M. [I] [D] est propriétaire de parcelles également situées lieudit ‘[Localité 19]’, cadastrées section A n°[Cadastre 2] et [Cadastre 3], qui jouxtent ce chemin à l’Ouest.
M. [I] [D] est également nu-propriétaire de parcelles cadastrées section A n°[Cadastre 4], [Cadastre 5], [Cadastre 6] et [Cadastre 7], dont M. [A] [D] et Mme [G], son épouse, sont usufruitiers, qui jouxtent le chemin à l’Ouest, dans le prolongement des parcelles n° [Cadastre 2] et [Cadastre 3].
La commune d'[Localité 17] a vainement proposé de mettre en oeuvre un bornage amiable des parcelles jouxtant le chemin.
Par acte délivré le 16 juin 2015, la commune d'[Localité 17] a fait assigner Mme [H] et les consorts [D] devant le tribunal d’instance de Figeac, afin de voir ordonner le bornage judiciaire des parcelles n° [Cadastre 2], [Cadastre 3], [Cadastre 4] à [Cadastre 6] et [Cadastre 8] à [Cadastre 10].
Mme [H] n’a pas comparu devant le tribunal.
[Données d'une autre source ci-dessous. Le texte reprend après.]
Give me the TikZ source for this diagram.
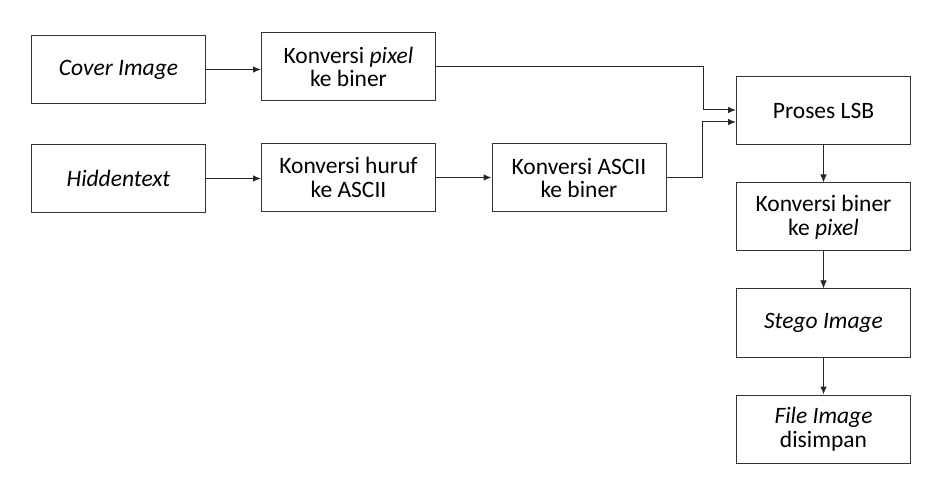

Par jugement du 3 décembre 2015, le tribunal d’instance de Figeac a :
– dit que le [Adresse 21] appartient au domaine privé de la commune d'[Localité 17],
– ordonné le bornage judiciaire des parcelles jouxtant le [Adresse 21] à savoir :
* les parcelles A [Cadastre 8], A [Cadastre 9] et A [Cadastre 10] appartenant à Mme [K] [H]
* la parcelle A [Cadastre 2] et la parcelle faussement désignée A [Cadastre 11] et non A [Cadastre 3] appartenant à M. [I] [D],
* les parcelles A [Cadastre 4], A [Cadastre 5], A [Cadastre 6] et A [Cadastre 7] appartenant à l’indivision [D],
– avant-dire droit,
– ordonné une mesure d’expertise,
– commis pour y procéder M. [I] [P],
– fixé la mission de l’expert et réglementé l’expertise,
– réservé les dépens.
L’expert a déposé son rapport le 4 juillet 2016.
Les consorts [D] ont formé appel le 24 novembre 2016, désignant en qualité d’intimés la commune d'[Localité 17] et [K] [H].
Par arrêt du 4 septembre 2019, la présente cour, différemment composée, a :
– déclaré l’intervention volontaire de [M] [H] recevable,
– déclaré l’action en bornage intentée par la commune d'[Localité 17] recevable,
– confirmé le jugement,
– évoquant les points non jugés,
– ordonné le bornage du chemin rural [Adresse 21] selon les limites proposées en conclusions générales du rapport établi le 5 juillet 2016 par [I] [P],
– dit que M. [P], géomètre-expert, implantera les bornes conformément à ces limites, à l’initiative de la commune d'[Localité 17] aux frais avancés de celle-ci,
– dit que [K] et [M] [H] devront rembourser à la commune d'[Localité 17] un tiers de ces frais,
– dit que [A] [D], [I] [D] et [E] [D] devront également rembourser a la commune d'[Localité 17] un tiers de ces frais,
– dit qu’en cas d’indisponibilité de M. [P], la commune fera procéder à l’implantation des bornes selon les mêmes modalités par tout autre géomètre de son choix,
– condamné in solidum [I] [D], [A] [D] et [E] [D] à payer à [K] [H] et [M] [H], chacun, la somme de 1 000 euros en application de l’article 700 du code de procédure civile,
– condamné in solidum [I] [D], [A] [D] et [E] [D] à payer à la commune d'[Localité 17] la somme de 1 000 euros en application de l’article 700 du code de procédure civile,
– condamné [A] [D], [I] [D] et [E] [D] aux dépens de première instance et d’appel, à l’exception du coût de l’expertise mis à la charge des parties dans la proportion d’un tiers chacune.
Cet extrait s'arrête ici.